-- Begin --
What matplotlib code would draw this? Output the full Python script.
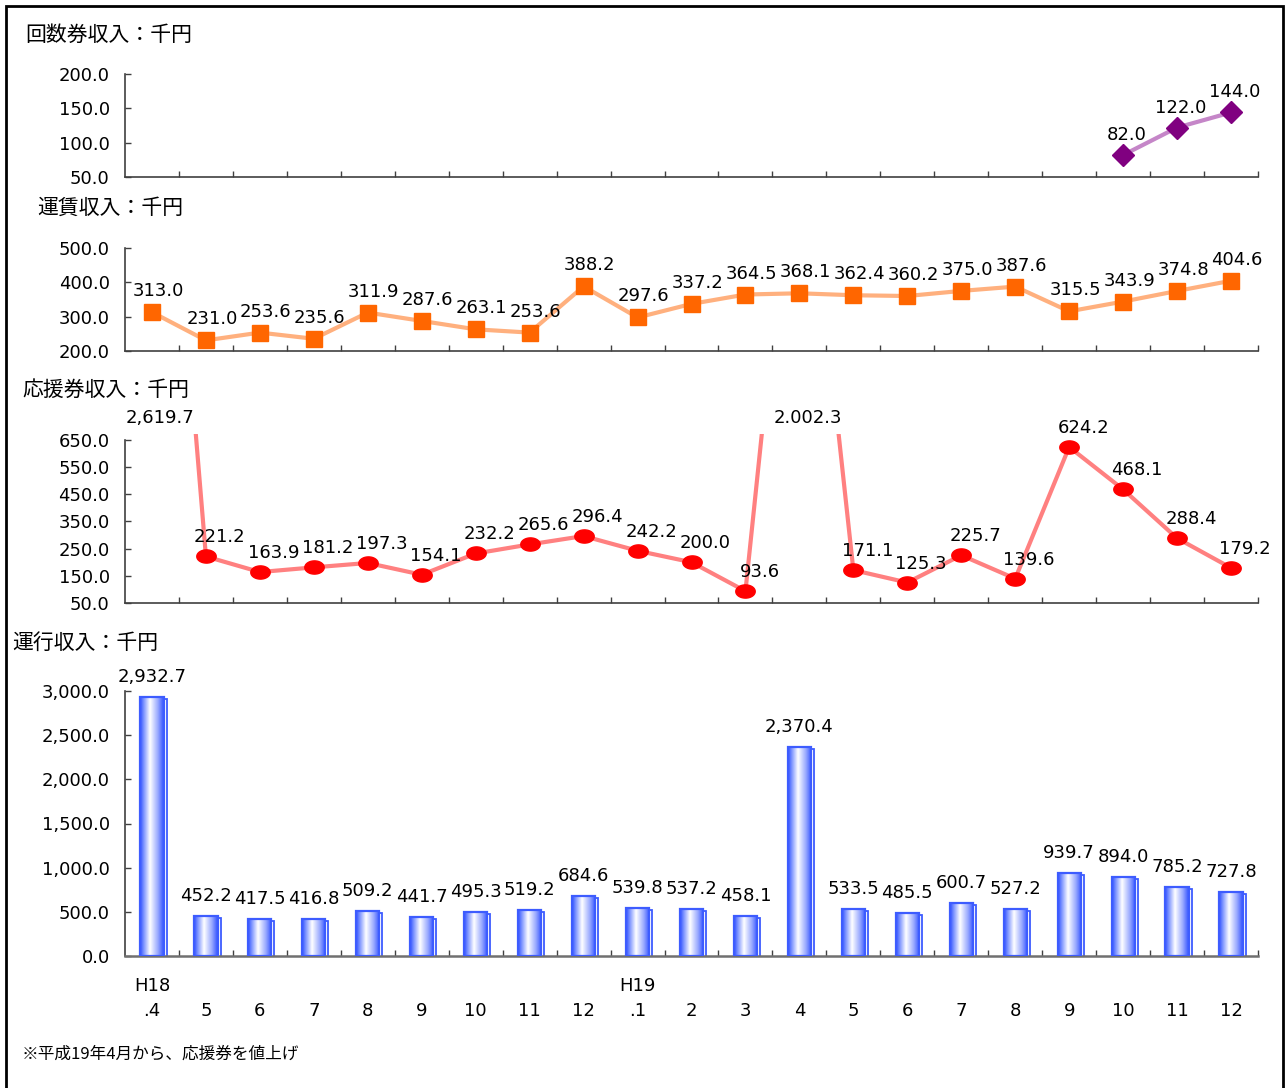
import numpy as np
import matplotlib
matplotlib.use("Agg")
import matplotlib.pyplot as plt
from matplotlib.colors import LinearSegmentedColormap
from matplotlib.path import Path
from matplotlib.patches import Rectangle
import matplotlib.transforms as mtransforms

# ---------------- data ----------------
months = ["H18\n.4", "5", "6", "7", "8", "9", "10", "11", "12",
          "H19\n.1", "2", "3", "4", "5", "6", "7", "8", "9", "10", "11", "12"]

kaisuken = [np.nan] * 18 + [82.0, 122.0, 144.0]
unchin = [313.0, 231.0, 253.6, 235.6, 311.9, 287.6, 263.1, 253.6, 388.2, 297.6,
          337.2, 364.5, 368.1, 362.4, 360.2, 375.0, 387.6, 315.5, 343.9, 374.8, 404.6]
ouenken = [2619.7, 221.2, 163.9, 181.2, 197.3, 154.1, 232.2, 265.6, 296.4, 242.2,
           200.0, 93.6, 2002.3, 171.1, 125.3, 225.7, 139.6, 624.2, 468.1, 288.4, 179.2]
unkou = [2932.7, 452.2, 417.5, 416.8, 509.2, 441.7, 495.3, 519.2, 684.6, 539.8,
         537.2, 458.1, 2370.4, 533.5, 485.5, 600.7, 527.2, 939.7, 894.0, 785.2, 727.8]

titles = ["回数券収入：千円", "運賃収入：千円", "応援券収入：千円", "運行収入：千円"]
footnote = "※平成19年4月から、応援券を値上げ"

ticks1 = [50, 100, 150, 200]
ticks2 = [200, 300, 400, 500]
ticks3 = [50, 150, 250, 350, 450, 550, 650]
ticks4 = [0, 500, 1000, 1500, 2000, 2500, 3000]

ouen_labels = [f"{v:,.1f}" for v in ouenken]
ouen_labels[12] = "2.002.3"

# ---------------- figure ----------------
W, H = 1287, 1088
fig = plt.figure(figsize=(W / 100, H / 100), dpi=100)
fig.patch.set_facecolor("white")

CJK = ["Noto Sans CJK JP", "DejaVu Sans"]
NUM = ["DejaVu Sans"]

AX_L, AX_R = 125, 1258


def add_ax(top, bottom):
    return fig.add_axes([AX_L / W, 1 - bottom / H, (AX_R - AX_L) / W, (bottom - top) / H])


x = np.arange(len(months))
n = len(months)


def style_axes(ax, yticks, ylim, fmt):
    ax.set_xlim(-0.5, n - 0.5)
    ax.set_ylim(*ylim)
    ax.set_xticks(np.arange(0.5, n, 1.0))
    ax.set_xticklabels([])
    ax.set_yticks(yticks)
    ax.set_yticklabels([fmt(t) for t in yticks], fontfamily=NUM, fontsize=13)
    ax.tick_params(axis="x", direction="in", length=4, width=1, color="#404040")
    ax.tick_params(axis="y", direction="in", length=4, width=1, color="#404040", pad=11)
    for s in ["top", "right"]:
        ax.spines[s].set_visible(False)
    for s in ["left", "bottom"]:
        ax.spines[s].set_color("#404040")
        ax.spines[s].set_linewidth(1.2)
    ax.patch.set_alpha(0)


fmt1 = lambda t: f"{t:,.1f}"

# ellipse marker
tt = np.linspace(0, 2 * np.pi, 40)
ell = Path(np.column_stack([np.cos(tt), 0.68 * np.sin(tt)]), closed=True)


def line_panel(ax, vals, labels, lc, mc, marker, ms, dx, dy):
    vals = np.asarray(vals, dtype=float)
    top = ax.get_ylim()[1]
    ax.plot(x, vals, color=lc, lw=3, zorder=2, solid_capstyle="round")
    shown = np.where(vals > top, np.nan, vals)
    ax.plot(x, shown, linestyle="none", marker=marker, ms=ms, mfc=mc, mec=mc, zorder=3,
            clip_on=False)
    for i, v in enumerate(vals):
        if np.isnan(v):
            continue
        if v > top:
            ax.annotate(labels[i], xy=(x[i], 1.0), xycoords=("data", "axes fraction"),
                        xytext=(8, 16), textcoords="offset pixels", ha="center", va="center",
                        fontsize=13, fontfamily=NUM)
        else:
            ax.annotate(labels[i], xy=(x[i], v), xytext=(dx, dy), textcoords="offset pixels",
                        ha="center", va="center", fontsize=13, fontfamily=NUM)


# panel 1
ax1 = add_ax(74, 177)
style_axes(ax1, ticks1, (50, 200), fmt1)
line_panel(ax1, kaisuken, [f"{v:,.1f}" for v in kaisuken], "#c586c8", "#800080", "D", 11, 4, 20)

# panel 2
ax2 = add_ax(248, 351)
style_axes(ax2, ticks2, (200, 500), fmt1)
line_panel(ax2, unchin, [f"{v:,.1f}" for v in unchin], "#ffb07e", "#ff6600", "s", 12, 6, 21)

# panel 3
ax3 = add_ax(434, 603)
style_axes(ax3, ticks3, (50, 672), fmt1)
ax3.spines["left"].set_bounds(50, 650)
line_panel(ax3, ouenken, ouen_labels, "#ff8080", "#ff0000", ell, 14, 14, 19)

# panel 4 (bars)
ax4 = add_ax(691, 956)
style_axes(ax4, ticks4, (0, 3000), fmt1)
ax4.spines["bottom"].set_color("#707070")
ax4.spines["bottom"].set_linewidth(1.8)
bw = 0.43
cmap = LinearSegmentedColormap.from_list(
    "cyl", [(0, "#3050ff"), (0.12, "#6a84ff"), (0.42, "#ffffff"), (0.75, "#98a8ff"), (1, "#3050ff")])
grad = np.linspace(0, 1, 256).reshape(1, -1)
shift = ax4.transData + mtransforms.ScaledTranslation(3 / 100, -2 / 100, fig.dpi_scale_trans)
ax4.bar(x, unkou, width=bw, fill=False, edgecolor="#3d5cff", lw=1.3, zorder=1.5, transform=shift)
bars = ax4.bar(x, unkou, width=bw, color="none", edgecolor="#3d5cff", lw=1.6, zorder=3)
for b in bars:
    x0, w, h = b.get_x(), b.get_width(), b.get_height()
    im = ax4.imshow(grad, extent=[x0, x0 + w, 0, h], cmap=cmap, aspect="auto",
                    zorder=2, interpolation="bilinear")
    im.set_clip_path(b)
ax4.set_xlim(-0.5, n - 0.5)
ax4.set_ylim(0, 3000)
for i, v in enumerate(unkou):
    ax4.annotate(f"{v:,.1f}", xy=(x[i], v), xytext=(0, 20), textcoords="offset pixels",
                 ha="center", va="center", fontsize=13, fontfamily=NUM)
xl_trans = mtransforms.blended_transform_factory(ax4.transData, fig.transFigure)
for i, m in enumerate(months):
    ax4.text(x[i], 1 - 1020 / H, m, transform=xl_trans, ha="center", va="bottom",
             multialignment="center", fontsize=13, fontfamily=NUM, linespacing=1.5)

# titles
for (tx, ty), t in zip([(25, 35), (37, 208), (22, 390), (12, 643)], titles):
    fig.text(tx / W, 1 - ty / H, t, ha="left", va="center", fontsize=15, fontfamily=CJK)

fig.text(22 / W, 1 - 1054 / H, footnote, ha="left", va="center", fontsize=12, fontfamily=CJK)

# frame
fig.add_artist(Rectangle((6 / W, -0.02), (1283 - 6) / W, 1.02 - 6 / H, transform=fig.transFigure,
                         fill=False, edgecolor="black", lw=2))

fig.savefig("out.png", dpi=100)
-- End --
Leave the pictures out and copy the rest of the data exactly.

What matplotlib code would draw this? Output the full Python script.
import numpy as np
import matplotlib
matplotlib.use("Agg")
import matplotlib.pyplot as plt
from matplotlib.colors import LinearSegmentedColormap
from matplotlib.path import Path
from matplotlib.patches import Rectangle
import matplotlib.transforms as mtransforms

# ---------------- data ----------------
months = ["H18\n.4", "5", "6", "7", "8", "9", "10", "11", "12",
          "H19\n.1", "2", "3", "4", "5", "6", "7", "8", "9", "10", "11", "12"]

kaisuken = [np.nan] * 18 + [82.0, 122.0, 144.0]
unchin = [313.0, 231.0, 253.6, 235.6, 311.9, 287.6, 263.1, 253.6, 388.2, 297.6,
          337.2, 364.5, 368.1, 362.4, 360.2, 375.0, 387.6, 315.5, 343.9, 374.8, 404.6]
ouenken = [2619.7, 221.2, 163.9, 181.2, 197.3, 154.1, 232.2, 265.6, 296.4, 242.2,
           200.0, 93.6, 2002.3, 171.1, 125.3, 225.7, 139.6, 624.2, 468.1, 288.4, 179.2]
unkou = [2932.7, 452.2, 417.5, 416.8, 509.2, 441.7, 495.3, 519.2, 684.6, 539.8,
         537.2, 458.1, 2370.4, 533.5, 485.5, 600.7, 527.2, 939.7, 894.0, 785.2, 727.8]

titles = ["回数券収入：千円", "運賃収入：千円", "応援券収入：千円", "運行収入：千円"]
footnote = "※平成19年4月から、応援券を値上げ"

ticks1 = [50, 100, 150, 200]
ticks2 = [200, 300, 400, 500]
ticks3 = [50, 150, 250, 350, 450, 550, 650]
ticks4 = [0, 500, 1000, 1500, 2000, 2500, 3000]

ouen_labels = [f"{v:,.1f}" for v in ouenken]
ouen_labels[12] = "2.002.3"

# ---------------- figure ----------------
W, H = 1287, 1088
fig = plt.figure(figsize=(W / 100, H / 100), dpi=100)
fig.patch.set_facecolor("white")

CJK = ["Noto Sans CJK JP", "DejaVu Sans"]
NUM = ["DejaVu Sans"]

AX_L, AX_R = 125, 1258


def add_ax(top, bottom):
    return fig.add_axes([AX_L / W, 1 - bottom / H, (AX_R - AX_L) / W, (bottom - top) / H])


x = np.arange(len(months))
n = len(months)


def style_axes(ax, yticks, ylim, fmt):
    ax.set_xlim(-0.5, n - 0.5)
    ax.set_ylim(*ylim)
    ax.set_xticks(np.arange(0.5, n, 1.0))
    ax.set_xticklabels([])
    ax.set_yticks(yticks)
    ax.set_yticklabels([fmt(t) for t in yticks], fontfamily=NUM, fontsize=13)
    ax.tick_params(axis="x", direction="in", length=4, width=1, color="#404040")
    ax.tick_params(axis="y", direction="in", length=4, width=1, color="#404040", pad=11)
    for s in ["top", "right"]:
        ax.spines[s].set_visible(False)
    for s in ["left", "bottom"]:
        ax.spines[s].set_color("#404040")
        ax.spines[s].set_linewidth(1.2)
    ax.patch.set_alpha(0)


fmt1 = lambda t: f"{t:,.1f}"

# ellipse marker
tt = np.linspace(0, 2 * np.pi, 40)
ell = Path(np.column_stack([np.cos(tt), 0.68 * np.sin(tt)]), closed=True)


def line_panel(ax, vals, labels, lc, mc, marker, ms, dx, dy):
    vals = np.asarray(vals, dtype=float)
    top = ax.get_ylim()[1]
    ax.plot(x, vals, color=lc, lw=3, zorder=2, solid_capstyle="round")
    shown = np.where(vals > top, np.nan, vals)
    ax.plot(x, shown, linestyle="none", marker=marker, ms=ms, mfc=mc, mec=mc, zorder=3,
            clip_on=False)
    for i, v in enumerate(vals):
        if np.isnan(v):
            continue
        if v > top:
            ax.annotate(labels[i], xy=(x[i], 1.0), xycoords=("data", "axes fraction"),
                        xytext=(8, 16), textcoords="offset pixels", ha="center", va="center",
                        fontsize=13, fontfamily=NUM)
        else:
            ax.annotate(labels[i], xy=(x[i], v), xytext=(dx, dy), textcoords="offset pixels",
                        ha="center", va="center", fontsize=13, fontfamily=NUM)


# panel 1
ax1 = add_ax(74, 177)
style_axes(ax1, ticks1, (50, 200), fmt1)
line_panel(ax1, kaisuken, [f"{v:,.1f}" for v in kaisuken], "#c586c8", "#800080", "D", 11, 4, 20)

# panel 2
ax2 = add_ax(248, 351)
style_axes(ax2, ticks2, (200, 500), fmt1)
line_panel(ax2, unchin, [f"{v:,.1f}" for v in unchin], "#ffb07e", "#ff6600", "s", 12, 6, 21)

# panel 3
ax3 = add_ax(434, 603)
style_axes(ax3, ticks3, (50, 672), fmt1)
ax3.spines["left"].set_bounds(50, 650)
line_panel(ax3, ouenken, ouen_labels, "#ff8080", "#ff0000", ell, 14, 14, 19)

# panel 4 (bars)
ax4 = add_ax(691, 956)
style_axes(ax4, ticks4, (0, 3000), fmt1)
ax4.spines["bottom"].set_color("#707070")
ax4.spines["bottom"].set_linewidth(1.8)
bw = 0.43
cmap = LinearSegmentedColormap.from_list(
    "cyl", [(0, "#3050ff"), (0.12, "#6a84ff"), (0.42, "#ffffff"), (0.75, "#98a8ff"), (1, "#3050ff")])
grad = np.linspace(0, 1, 256).reshape(1, -1)
shift = ax4.transData + mtransforms.ScaledTranslation(3 / 100, -2 / 100, fig.dpi_scale_trans)
ax4.bar(x, unkou, width=bw, fill=False, edgecolor="#3d5cff", lw=1.3, zorder=1.5, transform=shift)
bars = ax4.bar(x, unkou, width=bw, color="none", edgecolor="#3d5cff", lw=1.6, zorder=3)
for b in bars:
    x0, w, h = b.get_x(), b.get_width(), b.get_height()
    im = ax4.imshow(grad, extent=[x0, x0 + w, 0, h], cmap=cmap, aspect="auto",
                    zorder=2, interpolation="bilinear")
    im.set_clip_path(b)
ax4.set_xlim(-0.5, n - 0.5)
ax4.set_ylim(0, 3000)
for i, v in enumerate(unkou):
    ax4.annotate(f"{v:,.1f}", xy=(x[i], v), xytext=(0, 20), textcoords="offset pixels",
                 ha="center", va="center", fontsize=13, fontfamily=NUM)
xl_trans = mtransforms.blended_transform_factory(ax4.transData, fig.transFigure)
for i, m in enumerate(months):
    ax4.text(x[i], 1 - 1020 / H, m, transform=xl_trans, ha="center", va="bottom",
             multialignment="center", fontsize=13, fontfamily=NUM, linespacing=1.5)

# titles
for (tx, ty), t in zip([(25, 35), (37, 208), (22, 390), (12, 643)], titles):
    fig.text(tx / W, 1 - ty / H, t, ha="left", va="center", fontsize=15, fontfamily=CJK)

fig.text(22 / W, 1 - 1054 / H, footnote, ha="left", va="center", fontsize=12, fontfamily=CJK)

# frame
fig.add_artist(Rectangle((6 / W, -0.02), (1283 - 6) / W, 1.02 - 6 / H, transform=fig.transFigure,
                         fill=False, edgecolor="black", lw=2))

fig.savefig("out.png", dpi=100)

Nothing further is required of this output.